The first task of a review, therefore, should be to explore the evidential base on which the authors base their counterclaims. The base derives from a 10-year study investigating changes in livelihoods following land reform in Masvingo province. Central was a sample survey of 400 households across 16 sites, stretching across a range of agroecological settings from Gutu in the north to Chikombedzi in the south. The study investigated different settlement types, both smallholder focused (A1 – with two sub-types: ‘villagised’ with clustered housing and common grazing areas; and ‘self-contained’, with individual holdings for crops, residence and livestock) and small-scale commercial farms (A2). The bare bones of diverse emerging livelihood trajectories were derived from the surveys, then fleshed out with some rich, illustrative vignettes from interviews with individuals about the new lives they are leading.
This case study material is set out against a close following of the record of developments at the national level over a tumultuous last decade, with regard to the political dynamics, the macro-economic meltdown, the land policies and legislation. The findings about who got what – the proportion of small (A1) as opposed to middle (A2) farms, the retention of one or more existing large holdings by elites, and the spatial and socio-economic origins of the various beneficiaries – correspond broadly to what official audits and studies by Zimbabwean institutions, the African Institute for Agrarian Studies (AIAS) and Ruzivo Trust say about the extent of land transfers. But this study adds much more than government reports on the human consequences. While recognising that the circumstances of acquisition and distribution have a crucial impact on these consequences, they also show that even within a single province, there is no single narrative of how land reform took place. The involvement of veterans, local chiefs and other notables, national politicians, and security personnel varied from location to location, as did the occurrence of violence or some due process.

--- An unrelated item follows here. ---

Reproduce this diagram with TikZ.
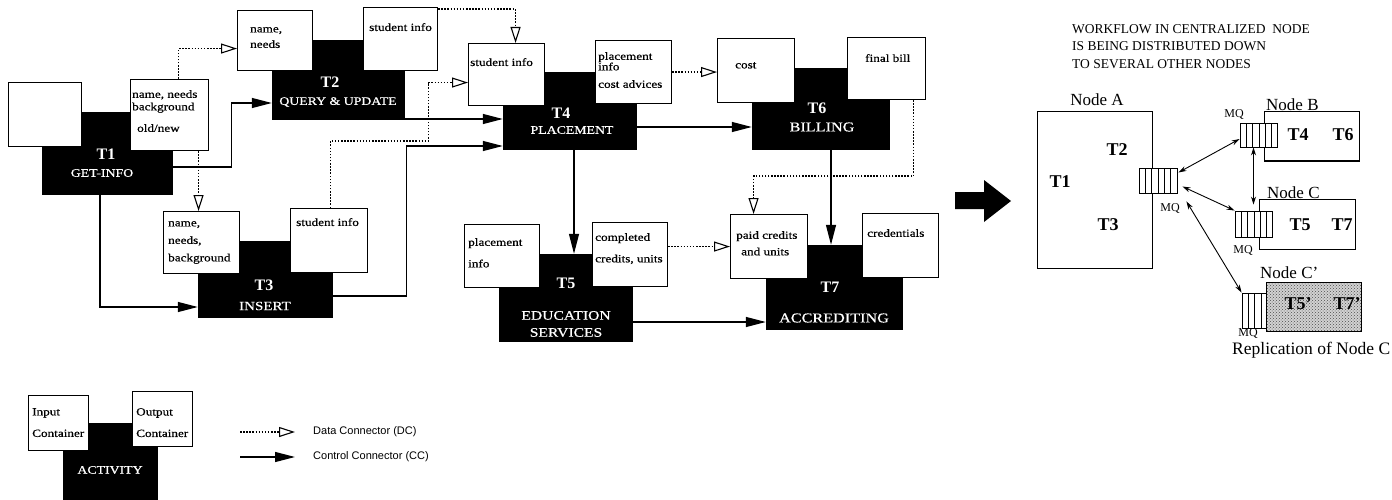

The livelihood impacts are generalised using aggregate measures into a pattern made up of three categories, almost equal in number: those who were doing well, improving; others who were getting on, but with potential; and the asset poor, often struggling. Much detail then follows about asset levels (at settlement and after), investments, crop and livestock production, and off-farm incomes, including remittances, across these three strata and in different locations and types of schemes. The emerging patterns of differentiation are also analysed by looking at labour relations: the widespread use of hired labour, even on A1 smallholdings, and the survival within the schemes – though in marginal niches – of former farm workers who have not all dispersed to town or South Africa.

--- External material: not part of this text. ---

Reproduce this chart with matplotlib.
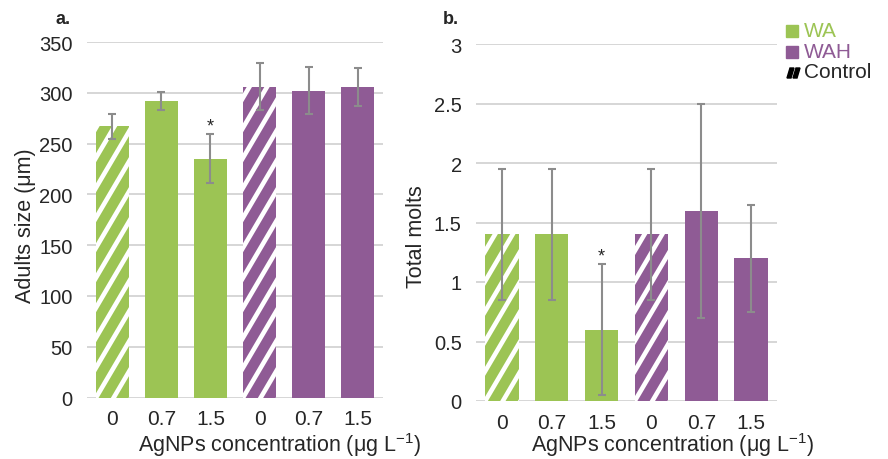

Some sceptics rejected the book's findings at the outset, once they knew it only covered one of the eight rural provinces – and one, Masvingo, that does not share, admittedly, the same characteristics of adequate rainfall and fertility of the Mashonaland provinces where most of the white commercial farms, including the more specialist and high-technology ones, were found. But as the authors say frankly, this is an issue that arises with respect to all case studies, even one that covers four distinct districts in one province. Such a response cannot be used to dismiss these findings from Masvingo, but it does point to the importance of reading this key work alongside the findings that are now beginning to come on track from the other provinces, much of which is broadly consistent in offering a very mixed bag of outcomes, but with some positives.
Among several themes that are teased out of the analyses and which find their way into a substantial list of lessons and policy recommendations, two can be picked out as having special immediate relevance. First, analysis of the production problems of the new farmers brings out the special efforts, of providing seed, fertiliser and other inputs plus extension advice, made by government – no doubt to save food security, but also to exert political control. The analysis also emphasises how these forms of support were in the style of a command economy, and often counterproductive: seed was distributed late in the planting season, etc.; and also how they were wedded to government monopolisation of product marketing and price levels. The study shows that improvements in access to markets and supply of inputs, especially after 2008, were more a result of ‘the ingenuity, as well as the desperation, of informal players’ (p. 152) and other entrepreneurial activity by farmers and traders, despite government efforts. In this connection, the refusal of the donor community, which has provided agricultural inputs throughout communal areas of Zimbabwe, to extend this provision to smallholders in the new resettlement areas leaves the government with a monopoly of control amongst those people.
A second key area explored is about land tenure – a matter under deep debate in the current drafting of possible legislation, covering future tenure arrangements on the redistributed land. These debates actually cut across the camps of ZANU-PF and its opponents, and also divide land specialists. Some critics of the FTLR outcomes perceive insecurity of land tenure as a major constraint to production, access to credit etc., and advocate individual titling (some urging freehold, others leases). Others, the AIAS for instance, point to data that indicate that people's occupancy of land has proved enough for them to get on with improving the land and getting credit, and also point to the dangers of landlessness being promoted by private titles. This book does recognise that there are problems of lack of security, but it brings out the downside of individual titling, from the projections of its own studies and by experience elsewhere in Africa (like Kenya). This is a vital matter facing some resolution in the coming months in Zimbabwe, but one at risk of being resolved by ideological stances rather than positions rooted in empirical observation. In this regard, as in such a wide range of issues, the evidence presented here is vital. The book is an indispensable tool for anyone serious about Zimbabwe's future as well as its recent past. They might, as I do, find the arguments compelling, but in any event there is enough meat here for them to reach their own conclusions, based on evidence rather than rhetoric.